Allein, der Name Humboldt taucht in „Deutschland. Erinnerungen einer Nation“ gar nicht auf. Dafür umso mehr Karl der Große, Luther, Marx, Goethe, Bismarck. Weimar als Hort der Klassik und Humanität und als Ort des Nazi-Horrors – das kennt man. Aber MacGregor überrascht mit einem Detail. Auf dem Tor zum Konzentrationslager Buchenwald steht der Spruch „Jedem das Seine“. Entworfen von Franz Ehrlich, einem Bauhaus-Künstler und Kommunisten. 1934 wurde er in Buchenwald interniert. 1939 kam er frei und arbeitete unter den Nationalsozialisten als Architekt. In der DDR war er für die Stasi tätig. Man kann nicht sagen, dass MacGregors Deutschland einfach und nur angenehm wäre. Auch wenn er den Deutschen – sehr erstaunlich für einen Briten – Humor attestiert, ausgerechnet bei der Gestaltung von Notgeld in den Zwanzigerjahren.

Wunderkammer Deutschland

Der Band, ein hübscher Wälzer (C. H. Beck, 640 Seiten, 39,95 Euro), eröffnet den Parcours mit Gerhard Richters „Betty“, einer jungen Frau, die, sich vom Betrachter abwendend, zurückschaut. Er schließt mit einer Figur, die nach vorn schaut: Paul Klees „Angelus Novus“. Dazwischen gut 1200 Jahre Geschichte mit fließenden Grenzen. Das macht das deutsche Staatswesen aus; stets neu auftgeteilt, zerschnippelt, ein Flickenteppich.
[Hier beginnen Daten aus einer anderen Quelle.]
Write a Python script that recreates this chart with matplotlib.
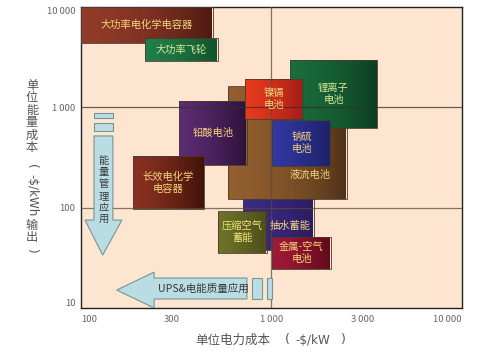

Wie das Buch: Es geht nicht chronologisch, vielmehr thematisch-perspektivisch durch Zeiten und Epochen. Artefakte sind repräsentativ, aber selbst dann auch nur ein Stück vom Ganzen namens Geschichte, die ja bekanntlich das ist, was (nicht) in den Geschichtsbüchern steht. MacGregors Methode ist das Ausstellen und Ausleuchten von Dingen und ihren Beziehungen – ein Bierkrug aus Bernstein, ein Kanaldeckel aus dem heutigen Kaliningrad, der den Schriftzug „Königsberg 1937“ trägt, Grimms Märchen und Brechts „Courage“. Wunderkammer Deutschland. Ein Kuriositätenkabinett, nicht ohne Sentimentalität. Ein VW-Käfer und die „Pietà“ der Käthe Kollwitz.

Die deutsche Geschichte muss jetzt nicht umgeschrieben werden. Es wird auch keinen Historikerstreit darüber geben, ob MacGregor uns zu vorteilhaft sieht. Das Buch spiegelt den Zeitgeist: Deutschland ist eigentlich sehr o. k. Und Berlin sowieso. Es war übrigens ein anderer Brite, der das Bild der Hauptstadt entscheidend prägte: der Architekt Norman Foster mit der Kuppel für den Reichstag.